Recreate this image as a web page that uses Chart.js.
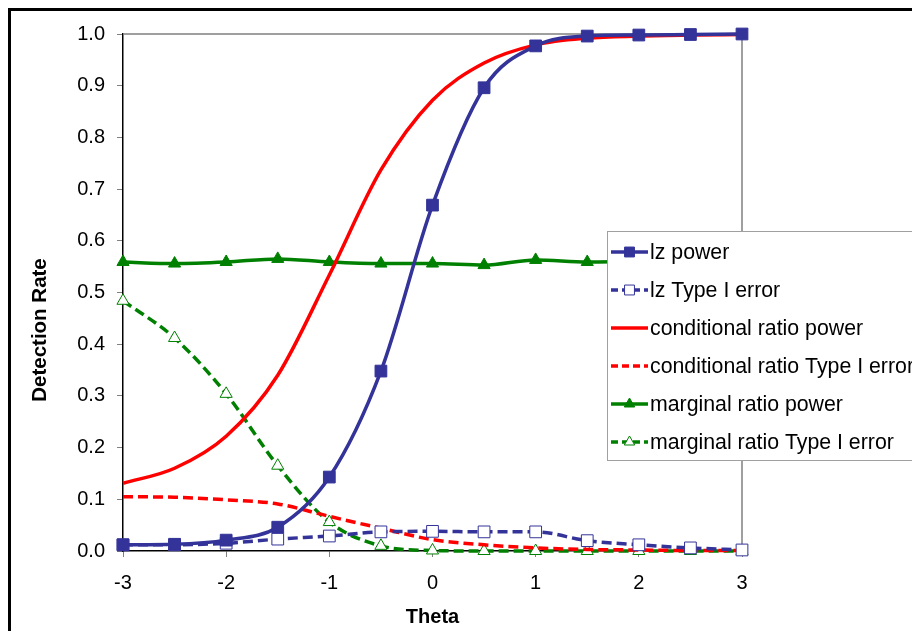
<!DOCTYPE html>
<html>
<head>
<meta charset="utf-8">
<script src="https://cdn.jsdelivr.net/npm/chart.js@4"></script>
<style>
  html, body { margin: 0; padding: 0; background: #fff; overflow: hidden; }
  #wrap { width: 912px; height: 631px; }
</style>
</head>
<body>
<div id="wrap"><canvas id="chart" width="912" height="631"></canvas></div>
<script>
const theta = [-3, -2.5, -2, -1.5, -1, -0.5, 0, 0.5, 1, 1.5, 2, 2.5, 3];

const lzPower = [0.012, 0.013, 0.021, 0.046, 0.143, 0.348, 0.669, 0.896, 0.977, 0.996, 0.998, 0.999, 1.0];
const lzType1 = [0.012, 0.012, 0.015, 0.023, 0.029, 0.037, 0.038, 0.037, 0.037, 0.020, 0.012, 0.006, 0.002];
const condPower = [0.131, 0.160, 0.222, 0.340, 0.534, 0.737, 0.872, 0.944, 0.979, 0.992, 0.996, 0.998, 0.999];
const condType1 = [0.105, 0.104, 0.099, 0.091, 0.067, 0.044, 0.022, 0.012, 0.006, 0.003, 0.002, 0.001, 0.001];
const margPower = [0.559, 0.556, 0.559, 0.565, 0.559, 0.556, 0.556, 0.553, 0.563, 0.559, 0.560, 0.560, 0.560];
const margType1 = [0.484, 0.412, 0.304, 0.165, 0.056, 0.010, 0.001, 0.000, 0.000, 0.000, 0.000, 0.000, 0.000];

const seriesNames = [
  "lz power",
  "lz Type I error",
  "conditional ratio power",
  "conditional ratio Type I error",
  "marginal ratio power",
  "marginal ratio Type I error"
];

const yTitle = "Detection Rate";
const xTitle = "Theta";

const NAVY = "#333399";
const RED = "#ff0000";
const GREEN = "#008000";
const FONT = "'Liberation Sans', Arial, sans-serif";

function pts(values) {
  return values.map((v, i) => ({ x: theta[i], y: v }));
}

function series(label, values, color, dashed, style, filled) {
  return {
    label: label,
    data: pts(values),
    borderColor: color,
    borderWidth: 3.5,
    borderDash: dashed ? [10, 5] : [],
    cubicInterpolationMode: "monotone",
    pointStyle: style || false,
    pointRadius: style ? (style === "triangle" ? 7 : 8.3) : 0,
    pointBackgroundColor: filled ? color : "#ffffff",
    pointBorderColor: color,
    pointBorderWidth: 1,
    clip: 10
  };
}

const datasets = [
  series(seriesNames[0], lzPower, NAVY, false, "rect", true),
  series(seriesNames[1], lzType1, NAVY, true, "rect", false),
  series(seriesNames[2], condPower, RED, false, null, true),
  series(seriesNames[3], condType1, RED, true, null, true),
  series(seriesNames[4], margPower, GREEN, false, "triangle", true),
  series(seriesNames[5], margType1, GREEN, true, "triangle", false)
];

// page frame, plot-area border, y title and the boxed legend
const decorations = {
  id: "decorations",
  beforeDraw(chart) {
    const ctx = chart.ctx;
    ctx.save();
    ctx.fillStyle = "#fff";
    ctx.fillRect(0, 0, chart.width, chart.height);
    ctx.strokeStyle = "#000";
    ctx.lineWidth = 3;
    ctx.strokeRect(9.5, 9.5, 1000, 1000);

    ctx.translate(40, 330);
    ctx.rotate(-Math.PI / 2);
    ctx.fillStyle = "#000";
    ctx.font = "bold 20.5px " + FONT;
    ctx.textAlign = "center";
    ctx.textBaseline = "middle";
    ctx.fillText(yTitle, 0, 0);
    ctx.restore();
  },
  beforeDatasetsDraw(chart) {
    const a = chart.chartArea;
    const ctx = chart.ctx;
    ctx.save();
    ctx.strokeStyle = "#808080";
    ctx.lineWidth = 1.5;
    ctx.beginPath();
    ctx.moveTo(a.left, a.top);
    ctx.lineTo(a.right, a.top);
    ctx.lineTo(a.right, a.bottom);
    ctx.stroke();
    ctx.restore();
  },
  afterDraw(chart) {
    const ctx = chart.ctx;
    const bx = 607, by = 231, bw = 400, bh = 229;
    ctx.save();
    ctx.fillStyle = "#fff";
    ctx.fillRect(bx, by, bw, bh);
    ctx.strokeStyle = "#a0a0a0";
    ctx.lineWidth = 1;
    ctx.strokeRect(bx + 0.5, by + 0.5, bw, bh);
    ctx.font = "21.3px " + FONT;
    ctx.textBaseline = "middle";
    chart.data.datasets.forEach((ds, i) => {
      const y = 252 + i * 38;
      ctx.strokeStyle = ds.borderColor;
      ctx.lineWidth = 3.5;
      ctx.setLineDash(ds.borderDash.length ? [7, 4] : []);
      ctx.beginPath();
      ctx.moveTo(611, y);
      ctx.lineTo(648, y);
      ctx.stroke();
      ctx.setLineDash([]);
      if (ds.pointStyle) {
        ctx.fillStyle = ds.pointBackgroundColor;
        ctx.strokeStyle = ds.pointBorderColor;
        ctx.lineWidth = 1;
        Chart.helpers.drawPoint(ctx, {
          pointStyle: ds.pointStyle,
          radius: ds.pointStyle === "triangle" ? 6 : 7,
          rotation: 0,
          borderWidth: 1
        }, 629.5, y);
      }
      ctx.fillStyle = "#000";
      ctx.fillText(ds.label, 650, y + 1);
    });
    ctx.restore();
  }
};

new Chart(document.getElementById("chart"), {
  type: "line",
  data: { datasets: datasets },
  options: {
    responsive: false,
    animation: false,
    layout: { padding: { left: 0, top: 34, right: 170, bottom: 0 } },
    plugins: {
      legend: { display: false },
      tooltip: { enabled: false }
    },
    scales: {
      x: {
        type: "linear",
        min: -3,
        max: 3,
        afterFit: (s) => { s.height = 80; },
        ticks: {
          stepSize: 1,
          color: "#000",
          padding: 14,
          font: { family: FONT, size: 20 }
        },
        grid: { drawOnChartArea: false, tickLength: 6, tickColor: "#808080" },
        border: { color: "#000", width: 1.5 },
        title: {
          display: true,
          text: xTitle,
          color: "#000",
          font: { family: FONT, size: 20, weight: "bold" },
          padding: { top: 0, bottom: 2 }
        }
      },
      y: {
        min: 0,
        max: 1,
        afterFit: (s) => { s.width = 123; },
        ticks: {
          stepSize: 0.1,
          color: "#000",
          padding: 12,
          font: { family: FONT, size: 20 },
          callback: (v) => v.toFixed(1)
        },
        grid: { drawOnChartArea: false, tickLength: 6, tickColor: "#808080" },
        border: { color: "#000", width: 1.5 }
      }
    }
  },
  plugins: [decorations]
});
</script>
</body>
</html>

- **Work required**
The data above should be repeated exactly, minus any pictures.

- **Output for this exercise**
Recreate this image as a web page that uses Chart.js.
<!DOCTYPE html>
<html>
<head>
<meta charset="utf-8">
<script src="https://cdn.jsdelivr.net/npm/chart.js@4"></script>
<style>
  html, body { margin: 0; padding: 0; background: #fff; overflow: hidden; }
  #wrap { width: 912px; height: 631px; }
</style>
</head>
<body>
<div id="wrap"><canvas id="chart" width="912" height="631"></canvas></div>
<script>
const theta = [-3, -2.5, -2, -1.5, -1, -0.5, 0, 0.5, 1, 1.5, 2, 2.5, 3];

const lzPower = [0.012, 0.013, 0.021, 0.046, 0.143, 0.348, 0.669, 0.896, 0.977, 0.996, 0.998, 0.999, 1.0];
const lzType1 = [0.012, 0.012, 0.015, 0.023, 0.029, 0.037, 0.038, 0.037, 0.037, 0.020, 0.012, 0.006, 0.002];
const condPower = [0.131, 0.160, 0.222, 0.340, 0.534, 0.737, 0.872, 0.944, 0.979, 0.992, 0.996, 0.998, 0.999];
const condType1 = [0.105, 0.104, 0.099, 0.091, 0.067, 0.044, 0.022, 0.012, 0.006, 0.003, 0.002, 0.001, 0.001];
const margPower = [0.559, 0.556, 0.559, 0.565, 0.559, 0.556, 0.556, 0.553, 0.563, 0.559, 0.560, 0.560, 0.560];
const margType1 = [0.484, 0.412, 0.304, 0.165, 0.056, 0.010, 0.001, 0.000, 0.000, 0.000, 0.000, 0.000, 0.000];

const seriesNames = [
  "lz power",
  "lz Type I error",
  "conditional ratio power",
  "conditional ratio Type I error",
  "marginal ratio power",
  "marginal ratio Type I error"
];

const yTitle = "Detection Rate";
const xTitle = "Theta";

const NAVY = "#333399";
const RED = "#ff0000";
const GREEN = "#008000";
const FONT = "'Liberation Sans', Arial, sans-serif";

function pts(values) {
  return values.map((v, i) => ({ x: theta[i], y: v }));
}

function series(label, values, color, dashed, style, filled) {
  return {
    label: label,
    data: pts(values),
    borderColor: color,
    borderWidth: 3.5,
    borderDash: dashed ? [10, 5] : [],
    cubicInterpolationMode: "monotone",
    pointStyle: style || false,
    pointRadius: style ? (style === "triangle" ? 7 : 8.3) : 0,
    pointBackgroundColor: filled ? color : "#ffffff",
    pointBorderColor: color,
    pointBorderWidth: 1,
    clip: 10
  };
}

const datasets = [
  series(seriesNames[0], lzPower, NAVY, false, "rect", true),
  series(seriesNames[1], lzType1, NAVY, true, "rect", false),
  series(seriesNames[2], condPower, RED, false, null, true),
  series(seriesNames[3], condType1, RED, true, null, true),
  series(seriesNames[4], margPower, GREEN, false, "triangle", true),
  series(seriesNames[5], margType1, GREEN, true, "triangle", false)
];

// page frame, plot-area border, y title and the boxed legend
const decorations = {
  id: "decorations",
  beforeDraw(chart) {
    const ctx = chart.ctx;
    ctx.save();
    ctx.fillStyle = "#fff";
    ctx.fillRect(0, 0, chart.width, chart.height);
    ctx.strokeStyle = "#000";
    ctx.lineWidth = 3;
    ctx.strokeRect(9.5, 9.5, 1000, 1000);

    ctx.translate(40, 330);
    ctx.rotate(-Math.PI / 2);
    ctx.fillStyle = "#000";
    ctx.font = "bold 20.5px " + FONT;
    ctx.textAlign = "center";
    ctx.textBaseline = "middle";
    ctx.fillText(yTitle, 0, 0);
    ctx.restore();
  },
  beforeDatasetsDraw(chart) {
    const a = chart.chartArea;
    const ctx = chart.ctx;
    ctx.save();
    ctx.strokeStyle = "#808080";
    ctx.lineWidth = 1.5;
    ctx.beginPath();
    ctx.moveTo(a.left, a.top);
    ctx.lineTo(a.right, a.top);
    ctx.lineTo(a.right, a.bottom);
    ctx.stroke();
    ctx.restore();
  },
  afterDraw(chart) {
    const ctx = chart.ctx;
    const bx = 607, by = 231, bw = 400, bh = 229;
    ctx.save();
    ctx.fillStyle = "#fff";
    ctx.fillRect(bx, by, bw, bh);
    ctx.strokeStyle = "#a0a0a0";
    ctx.lineWidth = 1;
    ctx.strokeRect(bx + 0.5, by + 0.5, bw, bh);
    ctx.font = "21.3px " + FONT;
    ctx.textBaseline = "middle";
    chart.data.datasets.forEach((ds, i) => {
      const y = 252 + i * 38;
      ctx.strokeStyle = ds.borderColor;
      ctx.lineWidth = 3.5;
      ctx.setLineDash(ds.borderDash.length ? [7, 4] : []);
      ctx.beginPath();
      ctx.moveTo(611, y);
      ctx.lineTo(648, y);
      ctx.stroke();
      ctx.setLineDash([]);
      if (ds.pointStyle) {
        ctx.fillStyle = ds.pointBackgroundColor;
        ctx.strokeStyle = ds.pointBorderColor;
        ctx.lineWidth = 1;
        Chart.helpers.drawPoint(ctx, {
          pointStyle: ds.pointStyle,
          radius: ds.pointStyle === "triangle" ? 6 : 7,
          rotation: 0,
          borderWidth: 1
        }, 629.5, y);
      }
      ctx.fillStyle = "#000";
      ctx.fillText(ds.label, 650, y + 1);
    });
    ctx.restore();
  }
};

new Chart(document.getElementById("chart"), {
  type: "line",
  data: { datasets: datasets },
  options: {
    responsive: false,
    animation: false,
    layout: { padding: { left: 0, top: 34, right: 170, bottom: 0 } },
    plugins: {
      legend: { display: false },
      tooltip: { enabled: false }
    },
    scales: {
      x: {
        type: "linear",
        min: -3,
        max: 3,
        afterFit: (s) => { s.height = 80; },
        ticks: {
          stepSize: 1,
          color: "#000",
          padding: 14,
          font: { family: FONT, size: 20 }
        },
        grid: { drawOnChartArea: false, tickLength: 6, tickColor: "#808080" },
        border: { color: "#000", width: 1.5 },
        title: {
          display: true,
          text: xTitle,
          color: "#000",
          font: { family: FONT, size: 20, weight: "bold" },
          padding: { top: 0, bottom: 2 }
        }
      },
      y: {
        min: 0,
        max: 1,
        afterFit: (s) => { s.width = 123; },
        ticks: {
          stepSize: 0.1,
          color: "#000",
          padding: 12,
          font: { family: FONT, size: 20 },
          callback: (v) => v.toFixed(1)
        },
        grid: { drawOnChartArea: false, tickLength: 6, tickColor: "#808080" },
        border: { color: "#000", width: 1.5 }
      }
    }
  },
  plugins: [decorations]
});
</script>
</body>
</html>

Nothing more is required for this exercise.